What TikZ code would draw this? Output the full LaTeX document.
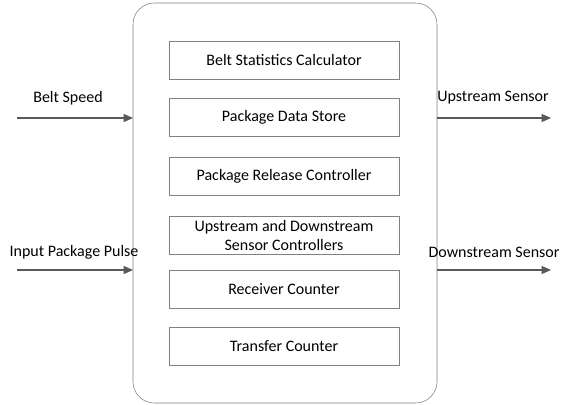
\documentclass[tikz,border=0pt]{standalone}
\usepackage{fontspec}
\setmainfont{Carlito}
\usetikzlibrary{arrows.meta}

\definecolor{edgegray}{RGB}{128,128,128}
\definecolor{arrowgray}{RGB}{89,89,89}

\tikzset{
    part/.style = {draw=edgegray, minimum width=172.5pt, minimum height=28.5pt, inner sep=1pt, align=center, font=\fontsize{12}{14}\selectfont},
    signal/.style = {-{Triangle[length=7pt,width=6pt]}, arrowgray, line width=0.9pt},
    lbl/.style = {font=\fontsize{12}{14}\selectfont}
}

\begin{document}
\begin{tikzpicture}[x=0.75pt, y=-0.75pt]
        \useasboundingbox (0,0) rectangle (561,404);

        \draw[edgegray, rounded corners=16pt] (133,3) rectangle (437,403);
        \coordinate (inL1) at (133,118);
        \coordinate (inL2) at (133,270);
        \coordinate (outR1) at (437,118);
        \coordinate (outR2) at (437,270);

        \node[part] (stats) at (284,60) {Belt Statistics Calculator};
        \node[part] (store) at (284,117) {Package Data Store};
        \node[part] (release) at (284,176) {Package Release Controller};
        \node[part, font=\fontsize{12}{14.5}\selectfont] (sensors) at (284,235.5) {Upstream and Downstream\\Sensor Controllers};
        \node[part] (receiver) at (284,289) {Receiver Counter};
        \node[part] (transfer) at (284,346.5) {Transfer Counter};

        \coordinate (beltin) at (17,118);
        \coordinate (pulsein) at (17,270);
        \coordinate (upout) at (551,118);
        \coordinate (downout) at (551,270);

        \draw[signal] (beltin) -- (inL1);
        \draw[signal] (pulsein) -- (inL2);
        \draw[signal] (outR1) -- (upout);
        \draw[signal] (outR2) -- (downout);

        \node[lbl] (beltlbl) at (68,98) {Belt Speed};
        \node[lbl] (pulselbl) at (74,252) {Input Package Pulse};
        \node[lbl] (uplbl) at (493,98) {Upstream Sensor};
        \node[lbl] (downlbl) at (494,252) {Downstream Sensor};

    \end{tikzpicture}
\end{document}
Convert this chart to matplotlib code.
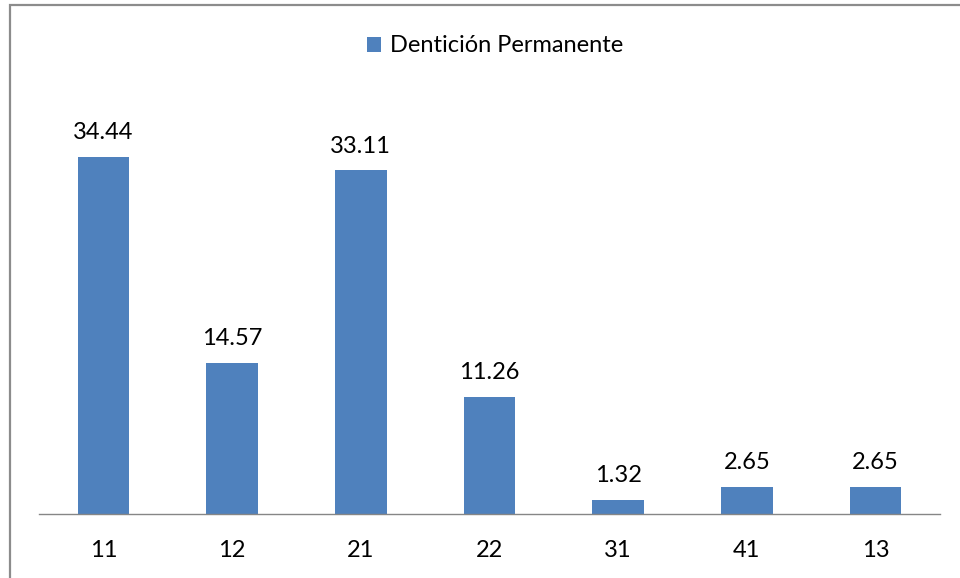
------------------------------------------------
EXERCISE DESCRIPTION: Wherever the word "code" occurs in a line of the listing, copy that line.

COMPLETED EXERCISE:
What TikZ code would draw this? Output the full LaTeX document.
Convert this chart to matplotlib code.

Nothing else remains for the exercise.